# Aquarium Heater Controller - Inkbird Model Lineup - Recommendation?



## YMS_1975 (Jan 6, 2013)

Hello,

I did a preliminary search on Inkbird's lineup of aquarium heater controllers. This is my first time buying an aquarium heater controller and from what I can tell, they make a good product. The problem is, I don't know which model is best for me. I couldn't find a product comparison (listing features), so I have no idea which one is best for me. My needs are fairly simple. I just need the aquarium heater controller to shut off the aquarium heater when it reaches a certain temperature.
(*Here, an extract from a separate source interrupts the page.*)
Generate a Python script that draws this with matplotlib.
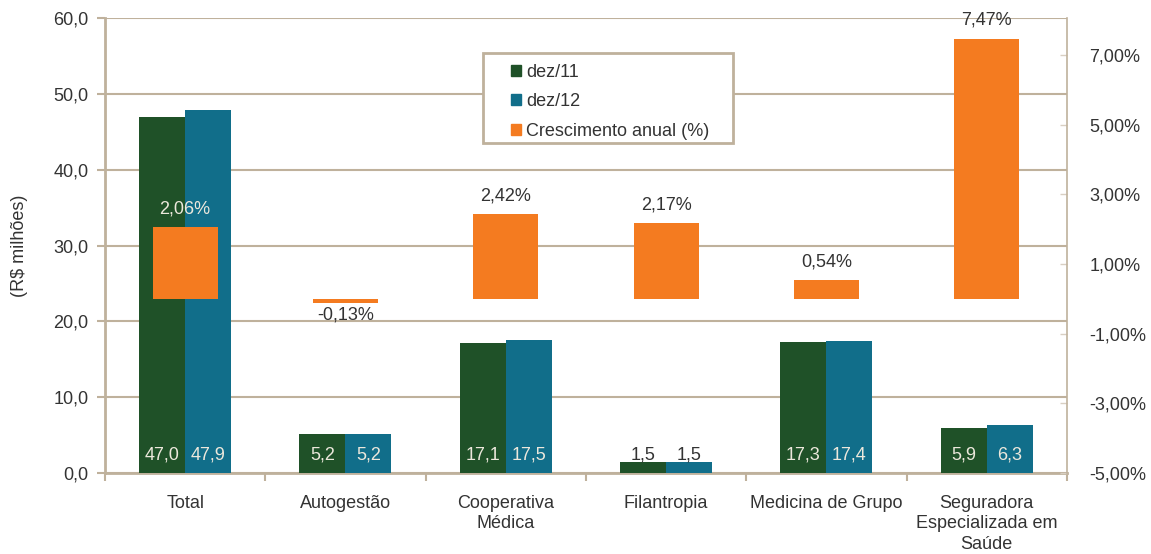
import numpy as np
import matplotlib.pyplot as plt
from matplotlib.patches import Patch, Rectangle
from matplotlib.ticker import FuncFormatter, FixedLocator

plt.rcParams['font.family'] = ['Liberation Sans', 'DejaVu Sans']
plt.rcParams['font.size'] = 13

categorias = ['Total', 'Autogestão', 'Cooperativa\nMédica', 'Filantropia',
              'Medicina de Grupo', 'Seguradora\nEspecializada em\nSaúde']
dez11 = [47.0, 5.2, 17.1, 1.5, 17.3, 5.9]
dez12 = [47.9, 5.2, 17.5, 1.5, 17.4, 6.3]
crescimento = [2.06, -0.13, 2.42, 2.17, 0.54, 7.47]

VERDE = '#1f5128'
AZUL = '#116e8a'
LARANJA = '#f47b20'
BEGE = '#bfb19c'
TEXTO = '#333333'
CLARO = '#ece8dc'

def virgula(v, casas):
    return f'{v:.{casas}f}'.replace('.', ',')

fig = plt.figure(figsize=(11.51, 5.54), dpi=100)
ax = fig.add_axes([0.0912, 0.1462, 0.8358, 0.8213])
ax2 = ax.twinx()

x = np.arange(len(categorias))
w = 0.287

b1 = ax.bar(x - w / 2, dez11, w, color=VERDE, zorder=3)
b2 = ax.bar(x + w / 2, dez12, w, color=AZUL, zorder=3)

for barras, vals in ((b1, dez11), (b2, dez12)):
    for r, v in zip(barras, vals):
        cor = CLARO if v > 3 else TEXTO
        ax.annotate(virgula(v, 1), (r.get_x() + r.get_width() / 2, 0),
                    xytext=(0, 7), textcoords='offset points',
                    ha='center', va='bottom', color=cor, fontsize=13, zorder=4)

ax.set_ylim(0, 60)
ax.set_xlim(-0.5, len(categorias) - 0.5)
ax.set_yticks(np.arange(0, 61, 10))
ax.yaxis.set_major_formatter(FuncFormatter(lambda v, p: virgula(v, 1)))
ax.grid(axis='y', color=BEGE, lw=1.5, zorder=0)
ax.set_axisbelow(True)

ax.set_xticks(x)
ax.set_xticklabels(categorias, color=TEXTO, linespacing=1.25)
ax.xaxis.set_minor_locator(FixedLocator(np.arange(-0.5, len(categorias), 1)))
ax.tick_params(axis='x', which='major', length=0, pad=16)
ax.tick_params(axis='x', which='minor', length=6, width=1.5, color=BEGE)
ax.tick_params(axis='y', length=6, width=1.5, color=BEGE, labelcolor=TEXTO, pad=6)
ax.set_ylabel('(R$ milhões)', color=TEXTO)
ax.yaxis.set_label_coords(-0.080, 0.5)

for lado in ('left', 'bottom'):
    ax.spines[lado].set_color(BEGE)
    ax.spines[lado].set_linewidth(2)
ax.spines['top'].set_visible(False)
ax.spines['right'].set_visible(False)

# eixo secundário: crescimento anual
b3 = ax2.bar(x, crescimento, 0.405, color=LARANJA, zorder=3)
for r, v in zip(b3, crescimento):
    xc = r.get_x() + r.get_width() / 2
    cor = CLARO if v == crescimento[0] else TEXTO
    if v >= 0:
        ax2.annotate(virgula(v, 2) + '%', (xc, v), xytext=(0, 7),
                     textcoords='offset points', ha='center', va='bottom',
                     color=cor, fontsize=13)
    else:
        ax2.annotate(virgula(v, 2) + '%', (xc, v), xytext=(0, -2),
                     textcoords='offset points', ha='center', va='top',
                     color=cor, fontsize=13)

ax2.set_ylim(-5, 8.06)
ax2.set_yticks(np.arange(-5, 8, 2))
ax2.yaxis.set_major_formatter(FuncFormatter(lambda v, p: virgula(v, 2) + '%'))
ax2.tick_params(axis='y', direction='in', length=5, width=1, color='#d8cfc2',
                labelcolor=TEXTO, pad=16)
for lado in ('left', 'bottom', 'top'):
    ax2.spines[lado].set_visible(False)
ax2.spines['right'].set_color(BEGE)
ax2.spines['right'].set_linewidth(1.2)

# legenda com moldura própria
moldura = Rectangle((0.393, 0.725), 0.26, 0.198, transform=ax2.transAxes,
                    facecolor='white', edgecolor=BEGE, lw=2, zorder=6)
ax2.add_patch(moldura)
handles = [Patch(color=VERDE), Patch(color=AZUL), Patch(color=LARANJA)]
leg = ax2.legend(handles, ['dez/11', 'dez/12', 'Crescimento anual (%)'],
                 loc='upper left', bbox_to_anchor=(0.422, 0.899),
                 frameon=False, borderpad=0, borderaxespad=0,
                 handlelength=0.55, handleheight=0.55, handletextpad=0.3,
                 labelspacing=0.68, fontsize=13)
leg.set_zorder(7)
for t in leg.get_texts():
    t.set_color(TEXTO)

fig.savefig('out.png', dpi=100)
I've read that some of these models, you have to wire it yourself. I'm not looking to wire anything. I just want a Plug 'n Play solution.

My number one priority is reliability. I want a long life from this product. I just need it to be prewired, Plug 'n Play, and will have the cooling feature.

Can someone please make a recommendation? Also, is there product comparison between their models, or a product selector? I couldn't find anything out there.


----------



## Aquatic (Jul 30, 2021)

I have 3 of these temperature controllers, and 2 of the humidity models from Inkbird, and all 5 of them work perfectly. This little guy has been running our space heater and a small AC unit just fine the last few months. It's pretty darn accurate so far - we've kept a thermometer next to it's sensor, and it's only 0.2° off at it's worst, but usually 0.0° off.


----------



## infolific (Apr 10, 2016)

You can eliminate a bunch of the models by looking at the probes. If they're not covered in plastic, don't get that model. The ones with exposed metal probes will fail. In my case the temperature started to drift on two different devices. I've come to learn that the fish I keep aren't that temperature sensitive and will do fine year-round in my living space. So I not only don't have controllers, but I don't bother with heaters.


----------



## wtac (Mar 17, 2006)

Ranco...ugly AF but used extensively in industrial and commercial markets.


----------